- [What you will do]: From the first line of the listing below, retype each line up to and including the one with "0.020, 0.014, 0.020]"; pictures stay out.

- [Supplied information]:
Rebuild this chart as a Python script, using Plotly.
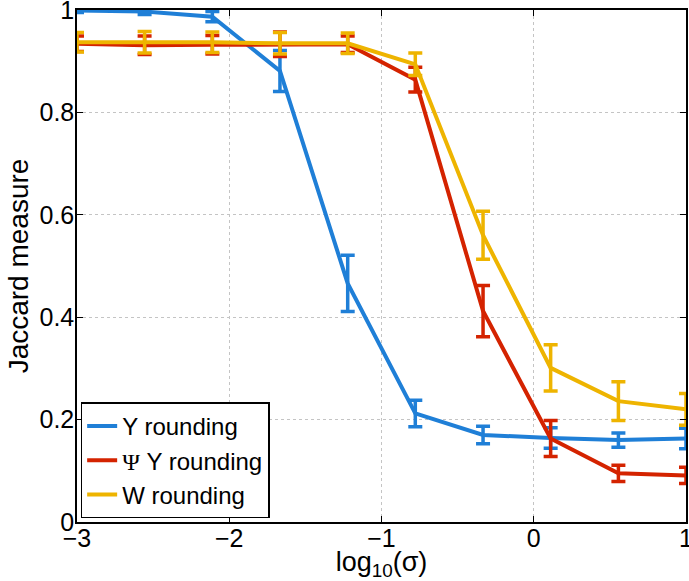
import plotly.graph_objects as go

# ---- data ----
log_sigma = [-3.0, -2.556, -2.111, -1.667, -1.222, -0.778, -0.333, 0.111, 0.556, 1.0]

y_round = [0.999, 0.997, 0.987, 0.881, 0.466, 0.212, 0.170, 0.164, 0.160, 0.163]
y_round_err = [0.004, 0.006, 0.010, 0.040, 0.055, 0.026, 0.017, 0.020, 0.014, 0.020]

psi_round = [0.934, 0.931, 0.932, 0.933, 0.933, 0.864, 0.412, 0.163, 0.095, 0.091]
psi_round_err = [0.015, 0.018, 0.018, 0.024, 0.016, 0.024, 0.050, 0.035, 0.016, 0.016]

w_round = [0.937, 0.937, 0.937, 0.935, 0.935, 0.894, 0.560, 0.301, 0.236, 0.220]
w_round_err = [0.019, 0.021, 0.020, 0.021, 0.020, 0.022, 0.047, 0.045, 0.038, 0.031]

series_names = ["Y rounding", "<span style='font-family:\"Liberation Serif\"'>Ψ</span> Y rounding", "W rounding"]
colors = ["#1f7fd7", "#d42300", "#eeb400"]

x_ticks = [-3, -2, -1, 0, 1]
x_tick_text = ["\u22123", "\u22122", "\u22121", "0", "1"]
y_ticks = [0, 0.2, 0.4, 0.6, 0.8, 1]
y_tick_text = ["0", "0.2", "0.4", "0.6", "0.8", "1"]

FONT = "Liberation Sans, Arial, sans-serif"

fig = go.Figure()
for name, ys, errs, col in zip(series_names,
                               [y_round, psi_round, w_round],
                               [y_round_err, psi_round_err, w_round_err],
                               colors):
    fig.add_trace(go.Scatter(
        x=log_sigma, y=ys, name=name, mode="lines",
        line=dict(color=col, width=4),
        error_y=dict(type="data", array=errs, visible=True,
                     color=col, thickness=3.5, width=7),
        cliponaxis=True,
    ))

axis_common = dict(
    showline=True, linecolor="black", linewidth=1.5, mirror="ticks",
    ticks="inside", ticklen=6, tickwidth=1, tickcolor="black",
    showgrid=True, gridcolor="#c4c4c4", griddash="dot", gridwidth=1,
    zeroline=False, ticklabeloverflow="allow",
    tickfont=dict(family=FONT, size=25, color="black"),
)

fig.update_xaxes(
    range=[-3, 1], tickvals=x_ticks, ticktext=x_tick_text,
    ticklabelstandoff=-7,
    title=dict(text="log<sub>10</sub>(σ)", font=dict(family=FONT, size=27, color="black"), standoff=0),
    **axis_common,
)
fig.update_yaxes(
    range=[0, 1], tickvals=y_ticks, ticktext=y_tick_text,
    ticklabelstandoff=-4,
    title=dict(text="Jaccard measure", font=dict(family=FONT, size=28, color="black"), standoff=3),
    **axis_common,
)

fig.update_layout(
    width=689, height=581,
    margin=dict(l=77, r=3, t=10, b=59, autoexpand=False),
    paper_bgcolor="white", plot_bgcolor="white",
    font=dict(family=FONT, color="black"),
    showlegend=True,
    legend=dict(
        x=0.006, y=0.007, xanchor="left", yanchor="bottom",
        bgcolor="white", bordercolor="black", borderwidth=1.5,
        font=dict(family=FONT, size=24, color="black"),
        itemwidth=30, tracegroupgap=0,
    ),
)

fig.write_html("out.html", config={"displayModeBar": False},
               post_script=["document.body.style.margin='0';document.body.style.overflow='hidden';"])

- [Result below]:
Rebuild this chart as a Python script, using Plotly.
import plotly.graph_objects as go

# ---- data ----
log_sigma = [-3.0, -2.556, -2.111, -1.667, -1.222, -0.778, -0.333, 0.111, 0.556, 1.0]

y_round = [0.999, 0.997, 0.987, 0.881, 0.466, 0.212, 0.170, 0.164, 0.160, 0.163]
y_round_err = [0.004, 0.006, 0.010, 0.040, 0.055, 0.026, 0.017, 0.020, 0.014, 0.020]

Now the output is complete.